Course The Second: Dangerous Habits
It sounds like a lot. And it is. I think the common wisdom is to wash the dishes every day if you’re handwashing. Yes, this is ideal for your dishes. But not ideal for having some semblance of a real life. There are a billion things we try to do every day, and building those good habits is difficult (flossing, Duolingo, not farting in your office constantly).
The other thing to consider, a dishwasher washes each dish for like an hour because it can wash them all at once. Handwashing is faster, but let’s not kid ourselves, most of us don’t spend even 5 minutes on a single cup. Meanwhile, in the machine, that single cup is getting attention for an entire hour. Which is why I might also suggest giving yourself a set amount of time to do dishes every day, and doing the dishes that long. Finishing early is not allowed, you’ve just got to move to another cleaning job if that happens. But if you haven’t finished all the dishes, it’s cool. You put in your 20 minutes, drain the sink, you’ll get to the rest tomorrow. Some days are more dish-intensive than others.
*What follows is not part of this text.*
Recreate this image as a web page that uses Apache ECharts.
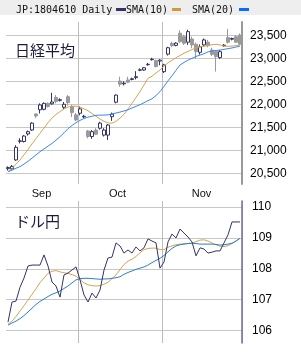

Also, to help build the habit, do something you like while washing the dishes. If you like orange Jolly Ranchers, have them only while you do the dishes. Pick out a podcast you like, and ONLY listen while doing the dishes. Drink. But again, don’t come crying to me when you’re struggling in AA because you were shitfaced every day, making plates dirty on purpose to have another hit off the bottle.
Last, consider reducing the number of dishes you keep in the home. When you only have 5 forks, you can only go so long without washing the dishes, and even when they’re piled up it’s only so bad. In my experience most people have at least twice as much of that stuff as they need, all in anticipation of having parties over and having guests, which all of us intend to do and most of us rarely do. And besides, if you have guests, nobody’s going to complain when you say, “We’re out of glasses, so everyone just pass around this bottle of bourbon.” This, by the way, is the prime example of how classy parties are never as fun. Don’t get crazy, don’t have one fork per person. I have 5 of each thing, as one guy, and that seems to be a pretty good number.
Course The Third: Giving Up (A Little)
I have some black plates, and they really show things like grease, smudges, whatever. I got black and white Fiesta stuff from my mom, okay? I don’t want people to read this and get the wrong idea, like I’m eating off all black plates and with black utensils like a bad guy from The Crow or something.
As a handwasher by circumstance all these years, I’ve just had to learn to accept that some dishes show more wear, grease, and smudges no matter what I do. Don’t get me wrong, I don’t leave like a whole shrimp stuck to a plate (I don’t know why I used shrimp as an example. I don’t think I eat shrimp ever), or a fleck of oatmeal, even though I’m convinced a dried oat will stick to the side of a space shuttle as it exits Earth’s atmosphere. What I’m saying is that one reasonable course of action is to say that there’s a difference between “clean” and “clean enough.” When a glass isn’t shiny…it might still be clean enough.
To put this another way, a really effective glass cleaner is Lemon Pledge. In fact, next time you’re in a hotel, sniff those glasses. Oftentimes it’s a little spray of Lemon Pledge in there rather than legit glass cleaner. Point being, something can look super clean and not be, so it stands to reason that it can look dirty and still be fairly clean.